Questions: Energy Levels and Eigenstates of the Quantum Harmonic Oscillator
5 questions to test your understanding
Score: 0 / 5
Question 1 Multiple Choice
A student argues: 'The ground state of a quantum harmonic oscillator must have zero energy, just like a classical oscillator at rest at the bottom of its potential well.' What is the fundamental error?
AThe quantum oscillator has a continuous energy spectrum, so it has no distinct ground state
BThe classical analogy is valid for the ground state but breaks down only for excited states
CThe uncertainty principle forbids simultaneously zero position uncertainty and zero momentum uncertainty — a quantum particle 'at rest at the bottom' would violate this — so the ground state must have nonzero energy (½ℏω)
DThe student is correct: the zero-point energy is a mathematical artifact of the ladder operator formalism and carries no physical significance
A classical oscillator can sit motionless at x = 0 with p = 0. A quantum oscillator cannot: zero position uncertainty (Δx = 0) and zero momentum uncertainty (Δp = 0) would violate ΔxΔp ≥ ℏ/2. The particle must 'jiggle,' and this residual motion contributes energy ½ℏω even at absolute zero. The zero-point energy is real — it contributes to the Casimir effect and to why helium remains liquid at atmospheric pressure near absolute zero.
Question 2 Multiple Choice
What makes the equally-spaced energy spectrum (E_n = (n + ½)ℏω) distinctive compared to other quantum bound-state systems?
ANo other quantum system has discrete energy levels — only the harmonic oscillator does
BThe spacing ℏω between adjacent levels is constant for all n, a property unique to the quadratic potential; other potentials produce levels that bunch together or spread apart with increasing n
CThe harmonic oscillator has a ground state energy of zero, unlike other systems
DThe levels are equally spaced because the potential is symmetric about x = 0, and all symmetric potentials share this property
For the hydrogen atom, energy levels go as −13.6/n² eV, bunching toward zero at large n. For an infinite square well, they grow as n². Only the quadratic potential V = ½mω²x² produces constant spacing ℏω between every adjacent pair. This is a consequence of the algebraic structure: the commutation relation [â, â†] = 1 ensures that applying ↠always adds exactly one quantum of energy. Symmetry alone does not produce equal spacing — the infinite square well is also symmetric but has non-equal spacing.
Question 3 True / False
The zero-point energy ½ℏω is a real, physically measurable quantum effect with no classical analogue.
TTrue
FFalse
Answer: True
A classical oscillator can have zero energy (at rest at equilibrium). The quantum zero-point energy ½ℏω is mandated by the uncertainty principle and has measurable consequences: the Casimir effect (vacuum fluctuations between conducting plates), the stability of matter (zero-point motion prevents electrons from collapsing into the nucleus in a classical sense), and the persistence of helium as a liquid at atmospheric pressure near 0 K (zero-point motion prevents crystallization).
Question 4 True / False
The algebraic ladder operator approach to the harmonic oscillator is a convenient shortcut but is less rigorous than directly solving the Schrödinger equation with Hermite polynomials.
TTrue
FFalse
Answer: False
Both approaches are fully rigorous and yield identical results. The algebraic approach uses only the commutation relation [â, â†] = 1 and the positivity of energy to derive all eigenvalues and the structure of eigenstates. No approximation is involved. The Hermite polynomial approach solves the differential equation directly and also produces exact results. The algebraic approach is sometimes preferred precisely because it is more transparent about why the spectrum is equally spaced, and because it generalizes directly to quantum field theory.
Question 5 Short Answer
Why does the uncertainty principle guarantee that the ground state of a quantum harmonic oscillator must have nonzero energy?

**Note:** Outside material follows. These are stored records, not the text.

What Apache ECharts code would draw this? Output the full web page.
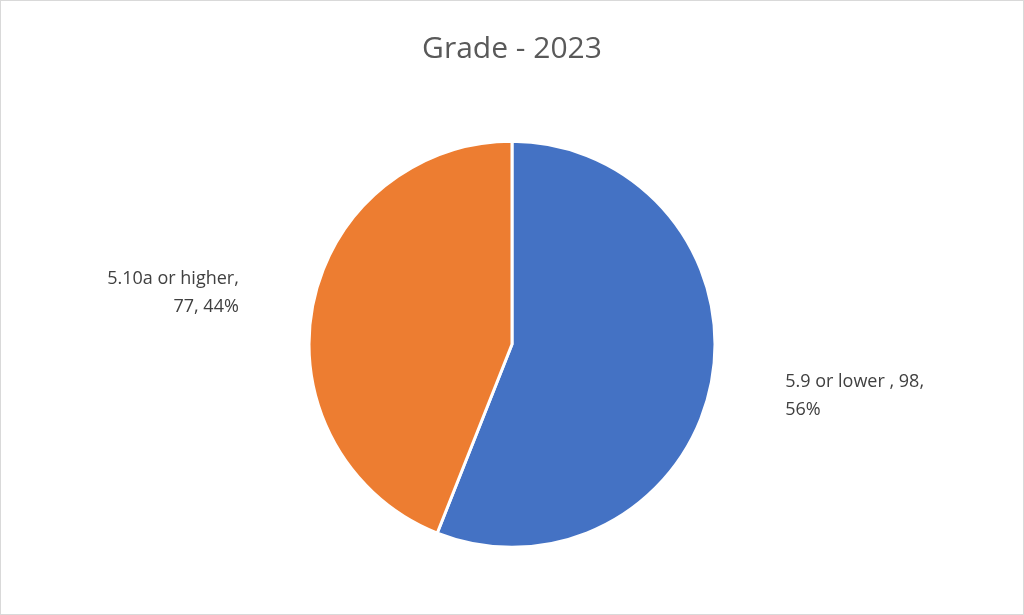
<!DOCTYPE html>
<html>
<head>
<meta charset="UTF-8">
<script src="https://cdn.jsdelivr.net/npm/echarts@6/dist/echarts.min.js"></script>
<style>
  html, body { margin: 0; padding: 0; background: #fff; }
  #chart { width: 1022px; height: 613px; border: 1px solid #d9d9d9; }
</style>
</head>
<body>
<div id="chart"></div>
<script>
// data
var categories = ['5.9 or lower ', '5.10a or higher'];
var counts = [98, 77];
var colors = ['#4472c4', '#ed7d31'];

var chart = echarts.init(document.getElementById('chart'));
var total = counts[0] + counts[1];

chart.setOption({
  title: {
    text: 'Grade - 2023',
    left: 'center',
    top: 28,
    textStyle: { fontFamily: 'Open Sans', fontWeight: 'normal', fontSize: 30, color: '#595959' }
  },
  series: [{
    type: 'pie',
    center: ['50%', '56%'],
    radius: 203,
    startAngle: 90,
    clockwise: true,
    data: categories.map(function (c, i) {
      return { name: c, value: counts[i], itemStyle: { color: colors[i] } };
    }),
    itemStyle: { borderColor: '#fff', borderWidth: 3 },
    label: {
      position: 'outside',
      fontFamily: 'Open Sans',
      fontSize: 18,
      lineHeight: 28,
      color: '#404040',
      align: 'center',
      formatter: function (p) {
        var pct = Math.round(p.value / total * 100) + '%';
        return p.dataIndex === 0
          ? p.name + ', ' + p.value + ',\n' + pct
          : p.name + ',\n' + p.value + ', ' + pct;
      }
    },
    labelLine: { show: false, length: 70, length2: 0 },
    emphasis: { scale: false }
  }]
});
</script>
</body>
</html>
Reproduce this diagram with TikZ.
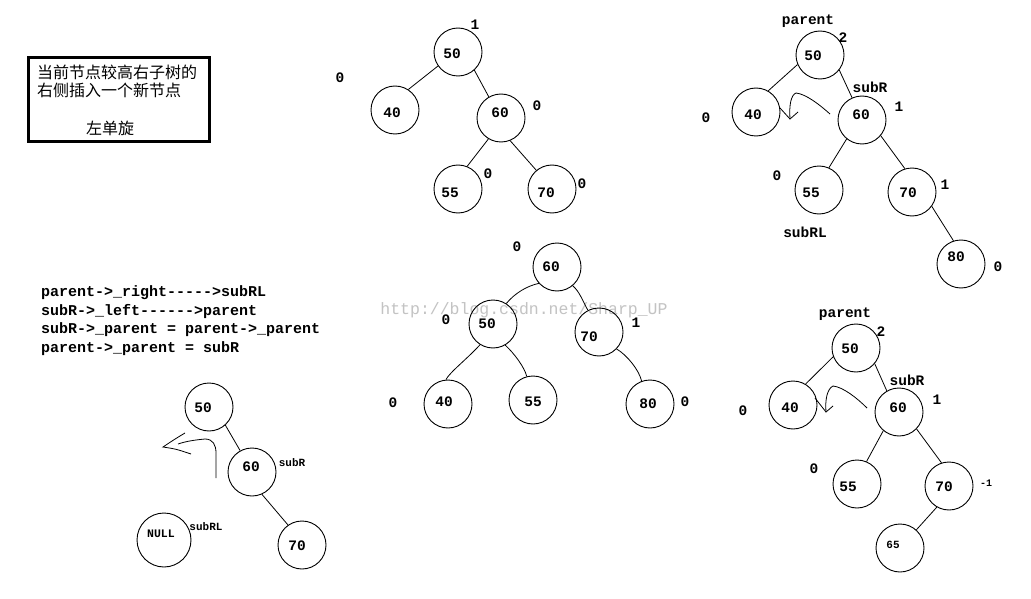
\documentclass[tikz,border=0pt]{standalone}
\usepackage{fontspec}
\setmonofont{Liberation Mono}
\newfontfamily\cjk{Noto Sans CJK SC}
\begin{document}
\begin{tikzpicture}[x=1pt,y=-1pt,
  circ/.style={draw,circle,minimum size=48pt,inner sep=0pt,line width=0.9pt},
  num/.style={inner sep=0pt,font=\ttfamily\bfseries\fontsize{14.5}{16}\selectfont},
  small/.style={inner sep=0pt,font=\ttfamily\bfseries\fontsize{11}{12}\selectfont},
  code/.style={inner sep=0pt,anchor=base west,font=\ttfamily\bfseries\fontsize{15}{17}\selectfont},
  edge/.style={line width=0.8pt},
  cn/.style={inner sep=0pt,font=\cjk\fontsize{16}{18}\selectfont}]
\useasboundingbox[fill=white] (0,0) rectangle (1031,599);
% watermark
\node[inner sep=0pt,text={rgb,255:red,195;green,195;blue,195},font=\ttfamily\fontsize{16.5}{18}\selectfont] (wm) at (524,310) {http://blog.csdn.net/Sharp\_UP};
% box
\draw[line width=3pt] (28,58) rectangle (209,142);
\node[cn,anchor=west] (c1) at (37,72) {当前节点较高右子树的};
\node[cn,anchor=west] (c2) at (37,90) {右侧插入一个新节点};
\node[cn] (c3) at (110,128) {左单旋};
% code lines
\node[code] (l1) at (41,296.5) {parent->\_right----->subRL};
\node[code] (l2) at (41,315) {subR->\_left------>parent};
\node[code] (l3) at (41,333.5) {subR->\_parent = parent->\_parent};
\node[code] (l4) at (41,352) {parent->\_parent = subR};
% ===== top middle tree
\node[circ] (a50) at (458,52) {};
\node[circ] (a40) at (395,110) {};
\node[circ] (a60) at (501,118) {};
\node[circ] (a55) at (458,189) {};
\node[circ] (a70) at (552,189) {};
\node[num] (ta50) at (452,54) {50};
\node[num] (ta40) at (392,113) {40};
\node[num] (ta60) at (500,113) {60};
\node[num] (ta55) at (450,193) {55};
\node[num] (ta70) at (546,193) {70};
\node[num] (ba50) at (475,25) {1};
\node[num] (ba40) at (340,78) {0};
\node[num] (ba60) at (537,106) {0};
\node[num] (ba55) at (488,174) {0};
\node[num] (ba70) at (582,184) {0};
\draw[edge] (a50.215) -- (a40.57);
\draw[edge] (a50.312) -- (a60.120);
\draw[edge] (a60.239) -- (a55.68);
\draw[edge] (a60.292) -- (a70.130);
% ===== top right tree
\node[circ] (b50) at (820,55) {};
\node[circ] (b40) at (756,112) {};
\node[circ] (b60) at (862,120) {};
\node[circ] (b55) at (819,190) {};
\node[circ] (b70) at (912,192) {};
\node[circ] (b80) at (961,264) {};
\node[num] (tb50) at (813,56) {50};
\node[num] (tb40) at (753,115) {40};
\node[num] (tb60) at (861,115) {60};
\node[num] (tb55) at (811,193) {55};
\node[num] (tb70) at (908,193) {70};
\node[num] (tb80) at (956,257) {80};
\node[num] (pb) at (808,21) {parent};
\node[num] (bb50) at (843,38) {2};
\node[num] (bb40) at (706,118) {0};
\node[num] (sb) at (870,87) {subR};
\node[num] (bb60) at (899,107) {1};
\node[num] (bb55) at (777,176) {0};
\node[num] (slb) at (805,232) {subRL};
\node[num] (bb70) at (945,185) {1};
\node[num] (bb80) at (998,267) {0};
\draw[edge] (b50.203) -- (b40.60);
\draw[edge] (b50.322) -- (b60.114);
\draw[edge] (b60.231) -- (b55.66);
\draw[edge] (b60.320) -- (b70.107);
\draw[edge] (b70.324) -- (b80.108);
\draw[edge] (780,108) -- (790,119) -- (798,112);
\draw[edge] (790,119) .. controls (789,105) and (791,95) .. (796,93) .. controls (806,94) and (820,105) .. (830,114);
% ===== middle tree
\node[circ] (c60) at (557,267) {};
\node[circ] (c50) at (493,324) {};
\node[circ] (c70) at (599,332) {};
\node[circ] (c40) at (448,404) {};
\node[circ] (c55) at (533,400) {};
\node[circ] (c80) at (650,404) {};
\node[num] (tc60) at (551,267) {60};
\node[num] (tc50) at (487,324) {50};
\node[num] (tc70) at (589,337) {70};
\node[num] (tc40) at (444,402) {40};
\node[num] (tc55) at (533,402) {55};
\node[num] (tc80) at (648,404) {80};
\node[num] (bc60) at (517,247) {0};
\node[num] (bc50) at (446,320) {0};
\node[num] (bc70) at (636,323) {1};
\node[num] (bc40) at (393,403) {0};
\node[num] (bc80) at (685,402) {0};
\draw[edge] (c60.222) .. controls (527,286) and (515,293) .. (c50.57);
\draw[edge] (c60.310) .. controls (580,292) and (583,302) .. (c70.117);
\draw[edge] (c50.238) .. controls (467,359) and (450,372) .. (c40.95);
\draw[edge] (c50.300) .. controls (514,353) and (525,368) .. (c55.105);
\draw[edge] (c70.316) .. controls (627,355) and (639,370) .. (c80.110);
% ===== bottom left tree
\node[circ] (d50) at (209,407) {};
\node[circ] (d60) at (252,472) {};
\node[circ] (d70) at (302,545) {};
\node[circ,minimum size=54pt] (dnull) at (164,540) {};
\node[num] (td50) at (203,408) {50};
\node[num] (td60) at (251,467) {60};
\node[num] (td70) at (297,546) {70};
\node[small,font=\ttfamily\bfseries\fontsize{11.5}{12}\selectfont] (tdn) at (161,534) {NULL};
\node[small] (sd) at (292,463) {subR};
\node[small] (sld) at (206,527) {subRL};
\draw[edge] (d50.312) -- (d60.119);
\draw[edge] (d60.294) -- (d70.125);
\draw[edge] (216,478) -- (216,453) .. controls (216,445) and (213,439) .. (205,439) .. controls (195,440) and (187,441) .. (178,444);
\draw[edge] (185,433) .. controls (175,439) .. (163,447) .. controls (176,449) .. (191,454);
% ===== bottom right tree
\node[circ] (e50) at (856,348) {};
\node[circ] (e40) at (793,405) {};
\node[circ] (e60) at (899,412) {};
\node[circ] (e55) at (857,484) {};
\node[circ] (e70) at (949,486) {};
\node[circ] (e65) at (900,548) {};
\node[num] (te50) at (850,349) {50};
\node[num] (te40) at (790,408) {40};
\node[num] (te60) at (898,408) {60};
\node[num] (te55) at (848,487) {55};
\node[num] (te70) at (944,487) {70};
\node[small] (te65) at (893,545) {65};
\node[num] (pe) at (845,314) {parent};
\node[num] (be50) at (881,332) {2};
\node[num] (be40) at (743,411) {0};
\node[num] (se) at (907,380) {subR};
\node[num] (be60) at (937,400) {1};
\node[num] (be55) at (814,469) {0};
\node[small,font=\ttfamily\bfseries\fontsize{10}{11}\selectfont] (be70) at (986,483) {-1};
\draw[edge] (e50.201) -- (e40.59);
\draw[edge] (e50.320) -- (e60.120);
\draw[edge] (e60.230) -- (e55.67);
\draw[edge] (e60.316) -- (e70.108);
\draw[edge] (e70.240) -- (e65.48);
\draw[edge] (815,398) -- (826,412) -- (833,406);
\draw[edge] (826,412) .. controls (825,400) and (827,389) .. (833,386) .. controls (843,387) and (857,398) .. (867,408);
\end{tikzpicture}
\end{document}
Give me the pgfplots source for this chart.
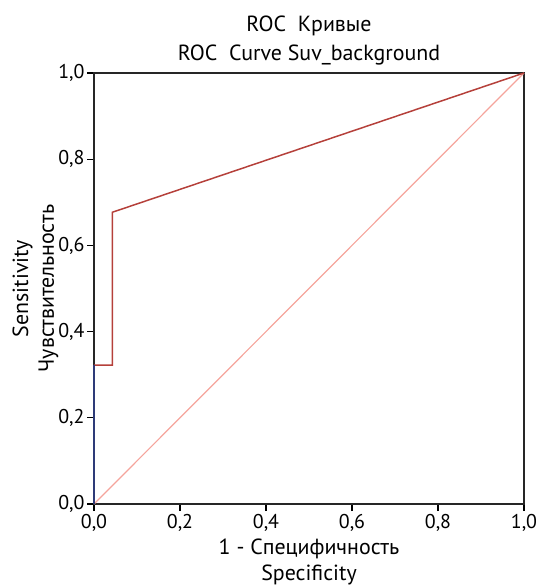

Think about your answer, then reveal below.
Model answer: If the ground state had zero energy, the particle would be at rest at the bottom of the potential (x = 0, p = 0), meaning both position and momentum would be exactly zero with no uncertainty. This violates the Heisenberg uncertainty principle ΔxΔp ≥ ℏ/2, which requires that if Δp = 0 then Δx = ∞ (and vice versa). The actual ground state is a compromise: it minimizes total energy E = ⟨p²⟩/2m + ½mω²⟨x²⟩ subject to the uncertainty constraint, yielding the minimum possible energy ½ℏω — exactly the zero-point energy.
This can be made quantitative: write E ≥ (Δp)²/2m + ½mω²(Δx)² and use ΔxΔp = ℏ/2 to substitute Δp = ℏ/(2Δx), then minimize over Δx. The minimum is at Δx = √(ℏ/2mω), giving E_min = ½ℏω. The ground state is the state of minimum uncertainty consistent with the commutation relations.